>> Start

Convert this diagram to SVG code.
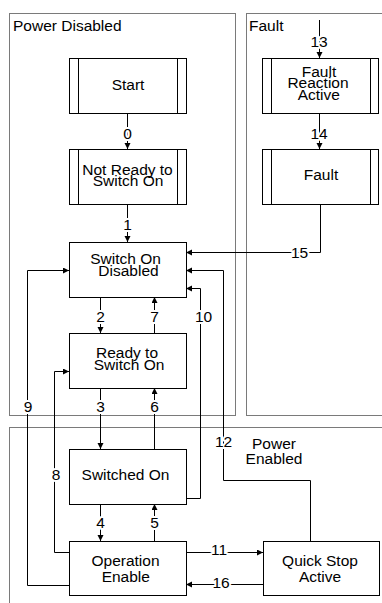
<svg xmlns="http://www.w3.org/2000/svg" width="382" height="603" viewBox="0 0 382 603">
<defs>
<marker id="arr" markerUnits="userSpaceOnUse" markerWidth="7" markerHeight="7" refX="6" refY="3" orient="auto">
<path d="M0,0 L6,3 L0,6 z" fill="#000"/>
</marker>
<style>
text{font-family:"Liberation Sans",Arial,sans-serif;font-size:15.5px;fill:#000;text-anchor:middle}
.region{fill:none;stroke:#7a7a7a;stroke-width:1}
.title{text-anchor:start}
.box{fill:#fff;stroke:#000;stroke-width:1}
.bar{stroke:#000;stroke-width:1}
.conn{fill:none;stroke:#000;stroke-width:1;marker-end:url(#arr)}
.lbl{stroke:#fff;stroke-width:4;paint-order:stroke;stroke-linejoin:round}
</style>
</defs>
<rect width="382" height="603" fill="#fff"/>
<g id="regions">
<rect class="region" x="9.5" y="13.5" width="226" height="402"/>
<rect class="region" x="246.5" y="13.5" width="200" height="402"/>
<rect class="region" x="9.5" y="427.5" width="400" height="200"/>
<text class="title" x="13" y="30.5">Power Disabled</text>
<text class="title" x="249" y="30.5">Fault</text>
<text x="274" y="449">Power</text>
<text x="274" y="464">Enabled</text>
</g>
<g id="connectors">
<path class="conn" d="M127.5,113 V149"/>
<path class="conn" d="M127.5,204 V242"/>
<path class="conn" d="M319.5,20 V58"/>
<path class="conn" d="M319.5,113 V149"/>
<path class="conn" d="M320.5,204 V252.5 H186"/>
<path class="conn" d="M310.5,541 V480.5 H223.5 V270.5 H186"/>
<path class="conn" d="M186,498.5 H200.5 V288.5 H186"/>
<path class="conn" d="M69,585.5 H27.5 V270.5 H69"/>
<path class="conn" d="M69,552.5 H54.5 V371.5 H69"/>
<path class="conn" d="M100.5,297 V333"/>
<path class="conn" d="M154.5,333 V297"/>
<path class="conn" d="M100.5,388 V449"/>
<path class="conn" d="M154.5,449 V388"/>
<path class="conn" d="M100.5,504 V541"/>
<path class="conn" d="M154.5,541 V504"/>
<path class="conn" d="M186,552.5 H263"/>
<path class="conn" d="M263,584.5 H186"/>
<text class="lbl" x="127.5" y="138.5">0</text>
<text class="lbl" x="127.5" y="230">1</text>
<text class="lbl" x="319" y="46.5">13</text>
<text class="lbl" x="319" y="138.5">14</text>
<text class="lbl" x="299.5" y="257.5">15</text>
<text class="lbl" x="223.5" y="446.5">12</text>
<text class="lbl" x="203.5" y="321.5">10</text>
<text class="lbl" x="28" y="411.5">9</text>
<text class="lbl" x="56" y="480">8</text>
<text class="lbl" x="100.5" y="321.5">2</text>
<text class="lbl" x="154.5" y="321.5">7</text>
<text class="lbl" x="100.5" y="411.5">3</text>
<text class="lbl" x="154.5" y="411.5">6</text>
<text class="lbl" x="100.5" y="527.5">4</text>
<text class="lbl" x="154.5" y="527.5">5</text>
<text class="lbl" x="219" y="555">11</text>
<text class="lbl" x="221" y="588">16</text>
</g>
<g id="start">
<rect class="box" x="69.5" y="58.5" width="117" height="55"/>
<line class="bar" x1="78.5" y1="58.5" x2="78.5" y2="113.5"/>
<line class="bar" x1="177.5" y1="58.5" x2="177.5" y2="113.5"/>
<text x="128" y="89.5">Start</text>
</g>
<g id="not-ready">
<rect class="box" x="69.5" y="149.5" width="117" height="55"/>
<line class="bar" x1="78.5" y1="149.5" x2="78.5" y2="204.5"/>
<line class="bar" x1="177.5" y1="149.5" x2="177.5" y2="204.5"/>
<text x="127.5" y="174.5">Not Ready to</text>
<text x="128" y="185.8">Switch On</text>
</g>
<g id="switch-on-disabled">
<rect class="box" x="69.5" y="242.5" width="117" height="55"/>
<text x="125.5" y="264.3">Switch On</text>
<text x="128.5" y="275.8">Disabled</text>
</g>
<g id="ready-to-switch-on">
<rect class="box" x="69.5" y="333.5" width="117" height="55"/>
<text x="127" y="358.3">Ready to</text>
<text x="129" y="370">Switch On</text>
</g>
<g id="switched-on">
<rect class="box" x="69.5" y="449.5" width="117" height="55"/>
<text x="125.5" y="480">Switched On</text>
</g>
<g id="operation-enable">
<rect class="box" x="69.5" y="541.5" width="117" height="54"/>
<text x="125.5" y="565.7">Operation</text>
<text x="125.8" y="582.3">Enable</text>
</g>
<g id="quick-stop-active">
<rect class="box" x="263.5" y="541.5" width="116" height="54"/>
<text x="320" y="565.7">Quick Stop</text>
<text x="320" y="582.3">Active</text>
</g>
<g id="fault-reaction-active">
<rect class="box" x="262.5" y="58.5" width="116" height="55"/>
<line class="bar" x1="271.5" y1="58.5" x2="271.5" y2="113.5"/>
<line class="bar" x1="370.5" y1="58.5" x2="370.5" y2="113.5"/>
<text x="319" y="76.7">Fault</text>
<text x="318" y="88.3">Reaction</text>
<text x="318.8" y="100">Active</text>
</g>
<g id="fault">
<rect class="box" x="262.5" y="149.5" width="116" height="55"/>
<line class="bar" x1="271.5" y1="149.5" x2="271.5" y2="204.5"/>
<line class="bar" x1="370.5" y1="149.5" x2="370.5" y2="204.5"/>
<text x="321" y="180">Fault</text>
</g>
</svg>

>> End

Your task: Copy out the data above exactly, except the pictures.

Task answer:
Convert this diagram to SVG code.
<svg xmlns="http://www.w3.org/2000/svg" width="382" height="603" viewBox="0 0 382 603">
<defs>
<marker id="arr" markerUnits="userSpaceOnUse" markerWidth="7" markerHeight="7" refX="6" refY="3" orient="auto">
<path d="M0,0 L6,3 L0,6 z" fill="#000"/>
</marker>
<style>
text{font-family:"Liberation Sans",Arial,sans-serif;font-size:15.5px;fill:#000;text-anchor:middle}
.region{fill:none;stroke:#7a7a7a;stroke-width:1}
.title{text-anchor:start}
.box{fill:#fff;stroke:#000;stroke-width:1}
.bar{stroke:#000;stroke-width:1}
.conn{fill:none;stroke:#000;stroke-width:1;marker-end:url(#arr)}
.lbl{stroke:#fff;stroke-width:4;paint-order:stroke;stroke-linejoin:round}
</style>
</defs>
<rect width="382" height="603" fill="#fff"/>
<g id="regions">
<rect class="region" x="9.5" y="13.5" width="226" height="402"/>
<rect class="region" x="246.5" y="13.5" width="200" height="402"/>
<rect class="region" x="9.5" y="427.5" width="400" height="200"/>
<text class="title" x="13" y="30.5">Power Disabled</text>
<text class="title" x="249" y="30.5">Fault</text>
<text x="274" y="449">Power</text>
<text x="274" y="464">Enabled</text>
</g>
<g id="connectors">
<path class="conn" d="M127.5,113 V149"/>
<path class="conn" d="M127.5,204 V242"/>
<path class="conn" d="M319.5,20 V58"/>
<path class="conn" d="M319.5,113 V149"/>
<path class="conn" d="M320.5,204 V252.5 H186"/>
<path class="conn" d="M310.5,541 V480.5 H223.5 V270.5 H186"/>
<path class="conn" d="M186,498.5 H200.5 V288.5 H186"/>
<path class="conn" d="M69,585.5 H27.5 V270.5 H69"/>
<path class="conn" d="M69,552.5 H54.5 V371.5 H69"/>
<path class="conn" d="M100.5,297 V333"/>
<path class="conn" d="M154.5,333 V297"/>
<path class="conn" d="M100.5,388 V449"/>
<path class="conn" d="M154.5,449 V388"/>
<path class="conn" d="M100.5,504 V541"/>
<path class="conn" d="M154.5,541 V504"/>
<path class="conn" d="M186,552.5 H263"/>
<path class="conn" d="M263,584.5 H186"/>
<text class="lbl" x="127.5" y="138.5">0</text>
<text class="lbl" x="127.5" y="230">1</text>
<text class="lbl" x="319" y="46.5">13</text>
<text class="lbl" x="319" y="138.5">14</text>
<text class="lbl" x="299.5" y="257.5">15</text>
<text class="lbl" x="223.5" y="446.5">12</text>
<text class="lbl" x="203.5" y="321.5">10</text>
<text class="lbl" x="28" y="411.5">9</text>
<text class="lbl" x="56" y="480">8</text>
<text class="lbl" x="100.5" y="321.5">2</text>
<text class="lbl" x="154.5" y="321.5">7</text>
<text class="lbl" x="100.5" y="411.5">3</text>
<text class="lbl" x="154.5" y="411.5">6</text>
<text class="lbl" x="100.5" y="527.5">4</text>
<text class="lbl" x="154.5" y="527.5">5</text>
<text class="lbl" x="219" y="555">11</text>
<text class="lbl" x="221" y="588">16</text>
</g>
<g id="start">
<rect class="box" x="69.5" y="58.5" width="117" height="55"/>
<line class="bar" x1="78.5" y1="58.5" x2="78.5" y2="113.5"/>
<line class="bar" x1="177.5" y1="58.5" x2="177.5" y2="113.5"/>
<text x="128" y="89.5">Start</text>
</g>
<g id="not-ready">
<rect class="box" x="69.5" y="149.5" width="117" height="55"/>
<line class="bar" x1="78.5" y1="149.5" x2="78.5" y2="204.5"/>
<line class="bar" x1="177.5" y1="149.5" x2="177.5" y2="204.5"/>
<text x="127.5" y="174.5">Not Ready to</text>
<text x="128" y="185.8">Switch On</text>
</g>
<g id="switch-on-disabled">
<rect class="box" x="69.5" y="242.5" width="117" height="55"/>
<text x="125.5" y="264.3">Switch On</text>
<text x="128.5" y="275.8">Disabled</text>
</g>
<g id="ready-to-switch-on">
<rect class="box" x="69.5" y="333.5" width="117" height="55"/>
<text x="127" y="358.3">Ready to</text>
<text x="129" y="370">Switch On</text>
</g>
<g id="switched-on">
<rect class="box" x="69.5" y="449.5" width="117" height="55"/>
<text x="125.5" y="480">Switched On</text>
</g>
<g id="operation-enable">
<rect class="box" x="69.5" y="541.5" width="117" height="54"/>
<text x="125.5" y="565.7">Operation</text>
<text x="125.8" y="582.3">Enable</text>
</g>
<g id="quick-stop-active">
<rect class="box" x="263.5" y="541.5" width="116" height="54"/>
<text x="320" y="565.7">Quick Stop</text>
<text x="320" y="582.3">Active</text>
</g>
<g id="fault-reaction-active">
<rect class="box" x="262.5" y="58.5" width="116" height="55"/>
<line class="bar" x1="271.5" y1="58.5" x2="271.5" y2="113.5"/>
<line class="bar" x1="370.5" y1="58.5" x2="370.5" y2="113.5"/>
<text x="319" y="76.7">Fault</text>
<text x="318" y="88.3">Reaction</text>
<text x="318.8" y="100">Active</text>
</g>
<g id="fault">
<rect class="box" x="262.5" y="149.5" width="116" height="55"/>
<line class="bar" x1="271.5" y1="149.5" x2="271.5" y2="204.5"/>
<line class="bar" x1="370.5" y1="149.5" x2="370.5" y2="204.5"/>
<text x="321" y="180">Fault</text>
</g>
</svg>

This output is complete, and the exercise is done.